The Court also found that, "eliminating the differential treatment of RECs based on their geographic source
would be inadequate to serve Connecticut's VRO program goals. Connecticut imposed
geographic restrictions in the RPS program because the state's need for a more diverse supply of
renewable energy would not be served by RECs tied to power generation facilities that could not
transmit their electricity to Connecticut."
"Connecticut seeks to incentivize the development of renewable energy
sources in geographic areas that have a more direct impact on the state's environmental goals," the Court said
The Court denied due process claims from suppliers, and was not persuaded that PURA violated any procedural requirements
during the proceedings or when it relied on certain materials in its decision
The Court found that PURA's decision was not arbitrary, capricious, and characterized by abuse of discretion
The Court found that substantial evidence supports the challenged factual findings in PURA's decision
The case was Docket HHB-CV21-6063122-S
In light of the Court's decision, PURA Staff (EOE) requested that PURA issue new compliance deadlines as follows (Docket 16-12-29).

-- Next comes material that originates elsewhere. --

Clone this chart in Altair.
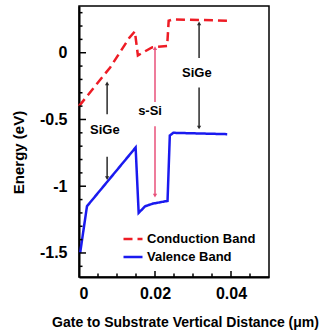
import altair as alt
import pandas as pd

FONT = "Liberation Sans"

# Band edges (x in µm, energy in eV)
cb_x = [0.0, 0.0082, 0.0132, 0.0147, 0.0155, 0.0192, 0.0232, 0.0236, 0.0248, 0.039]
cb_y = [-0.40, -0.11, 0.11, 0.16, -0.02, 0.04, 0.05, 0.24, 0.25, 0.24]
vb_x = [0.0003, 0.0021, 0.0149, 0.0157, 0.0174, 0.0195, 0.0233, 0.0239, 0.0248, 0.039]
vb_y = [-1.50, -1.15, -0.71, -1.20, -1.15, -1.13, -1.11, -0.62, -0.60, -0.61]
series = ["Conduction Band", "Valence Band"]

# Annotation arrows (black: SiGe, red: s-Si)
black_x = [0.0074, 0.0074, 0.0316, 0.0316]
black_from = [-0.46, -0.78, -0.04, -0.26]
black_to = [-0.23, -0.94, 0.22, -0.56]
red_x = [0.020, 0.020]
red_from = [-0.37, -0.55]
red_to = [0.035, -1.07]

# Annotation labels
label_text = ["SiGe", "s-Si", "SiGe"]
label_x = [0.0068, 0.0187, 0.031]
label_y = [-0.58, -0.44, -0.15]

# Tick positions
y_major = [-1.5, -1.0, -0.5, 0.0]
y_minor = [-1.6, -1.4, -1.3, -1.2, -1.1, -0.9, -0.8, -0.7, -0.6, -0.4, -0.3, -0.2, -0.1, 0.1, 0.2, 0.3]
x_major = [0.02, 0.04]
x_minor = [0.005, 0.01, 0.015, 0.025, 0.03, 0.035, 0.045]

band_df = pd.concat([
    pd.DataFrame({"x": cb_x, "y": cb_y, "band": series[0], "i": range(len(cb_x))}),
    pd.DataFrame({"x": vb_x, "y": vb_y, "band": series[1], "i": range(len(vb_x))}),
])


def arrow_frame(xv, a, b):
    df = pd.DataFrame({"x": xv, "y": a, "y2": b})
    df["shape"] = ["triangle-up" if q > p else "triangle-down" for p, q in zip(a, b)]
    return df


black_df = arrow_frame(black_x, black_from, black_to)
red_df = arrow_frame(red_x, red_from, red_to)
label_df = pd.DataFrame({"t": label_text, "x": label_x, "y": label_y})

xs = alt.Scale(domain=[0, 0.05], nice=False, zero=False)
ys = alt.Scale(domain=[-1.68, 0.35], nice=False, zero=False)

XAX = alt.Axis(
    values=[0, 0.02, 0.04], labelExpr="'' + datum.value",
    title="Gate to Substrate Vertical Distance (μm)", titleX=106, titleY=45,
    titleBaseline="middle", titleAlign="center", titleFontSize=14)
YAX = alt.Axis(
    values=[-1.5, -1, -0.5, 0], labelExpr="'' + datum.value",
    title="Energy (eV)", titleX=-61, titleY=146, titleAngle=270,
    titleBaseline="middle", titleAlign="center", titleFontSize=15,
    labelPadding=12)

W, H = 190, 271

lines = alt.Chart(band_df).mark_line(strokeWidth=2.5).encode(
    x=alt.X("x:Q", scale=xs, axis=XAX),
    y=alt.Y("y:Q", scale=ys, axis=YAX),
    color=alt.Color("band:N", scale=alt.Scale(domain=series, range=["#ee1c25", "#1a1aef"]),
                    legend=alt.Legend(title=None, orient="none", legendX=43, legendY=222)),
    strokeDash=alt.StrokeDash("band:N", scale=alt.Scale(domain=series, range=[[9, 5], [1, 0]]),
                              legend=alt.Legend(title=None, orient="none", legendX=43, legendY=222)),
    order="i:Q",
)


def arrow_layers(df, col):
    rule = alt.Chart(df).mark_rule(strokeWidth=1.5, color=col).encode(
        x=alt.X("x:Q", scale=xs, axis=XAX),
        y=alt.Y("y:Q", scale=ys, axis=YAX),
        y2="y2:Q",
    )
    head = alt.Chart(df).mark_point(filled=True, size=18, opacity=1, color=col).encode(
        x=alt.X("x:Q", scale=xs, axis=XAX),
        y=alt.Y("y2:Q", scale=ys, axis=YAX),
        shape=alt.Shape("shape:N", scale=None, legend=None),
    )
    return [rule, head]


labels = alt.Chart(label_df).mark_text(font=FONT, fontSize=13, fontWeight="bold", color="black").encode(
    x=alt.X("x:Q", scale=xs, axis=XAX),
    y=alt.Y("y:Q", scale=ys, axis=YAX),
    text="t:N",
)


def yticks(vals, length):
    return alt.Chart(pd.DataFrame({"v": vals})).mark_rule(color="black", strokeWidth=1.5).encode(
        y=alt.Y("v:Q", scale=ys, axis=YAX), x=alt.value(0), x2=alt.value(length))


def xticks(vals, length):
    return alt.Chart(pd.DataFrame({"v": vals})).mark_rule(color="black", strokeWidth=1.5).encode(
        x=alt.X("v:Q", scale=xs, axis=XAX), y=alt.value(H), y2=alt.value(H - length))


chart = alt.layer(
    lines, *arrow_layers(black_df, "#2a2a2a"), *arrow_layers(red_df, "#e8507a"), labels,
    yticks(y_major, 7), yticks(y_minor, 3.5), xticks(x_major, 6), xticks(x_minor, 3.5),
).properties(
    width=W, height=H,
    autosize=alt.AutoSizeParams(type="none"),
    padding={"left": 79, "top": 6, "right": 52, "bottom": 56},
).configure_view(
    stroke="black", strokeWidth=1.5,
).configure_axis(
    grid=False, ticks=False, tickSize=0, domainColor="black", domainWidth=2,
    labelFont=FONT, labelFontSize=16, labelFontWeight="bold", labelColor="black",
    titleFont=FONT, titleFontWeight="bold", titleColor="black", labelPadding=8,
).configure_legend(
    padding=0, symbolType="stroke", symbolSize=361, symbolStrokeWidth=2.5,
    labelFont=FONT, labelFontSize=13, labelFontWeight="bold", labelColor="black",
    labelOffset=3, rowPadding=0,
)

chart.save("out.html", embed_options={"renderer": "svg", "actions": False})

Compliance deadlines had previously been stayed. Below are the original deadlines and new Staff recommendations:
Order No. 1: On or before October 15, annually, or at the same time as RPS compliance is due, REC-only suppliers must submit a summary of their annual program participation as discussed in Section II.B., herein.
• Recommendation: EOE recommends the Rec-Only Suppliers should file the first report by October 15, 2021.
Order No. 9: Beginning with the 2020 RPS compliance, any supplier marketing a VRO will be required to include the following as separate information to support its VRO load and REC settlement compliance as discussed in Section II.C: third party verification/attestation of its VRO load; third party verification/attestation that the appropriate RECs were settled; copies of the VRO Disclosure Label(s).
• Recommendation: EOE recommends the Order should be changed to "Beginning with the 2021 RPS compliance . . ." and suppliers should be required to file this information in the 2021 RPS compliance docket.
Order No. 10: On or before December 1, 2020, the Disclosure Label Working Group shall submit its final recommendations to the Authority for approval.
• Recommendation: EOE recommends the Order should be changed to, "On or before October 1, 2021, the Disclosure Label Working Group shall submit its final recommendations to the Authority for approval."
Page 25: Effective January 1, 2021 all new and renewing VROs must comply with the new standards.
• Recommendation: EOE recommends that the Authority should change this to, "Effective October 1, 2021 all new and renewing VROs must comply with the new standards."
Page 26: The Authority will require the Disclosure Label Working Group to submit a proposed Disclosure Label by December 1, 2020, for Authority approval.
• Recommendation: EOE recommends that the Authority should change this to, "The Authority will require the Disclosure Label Working Group to submit a proposed Disclosure Label by October 1, 2021, for Authority approval."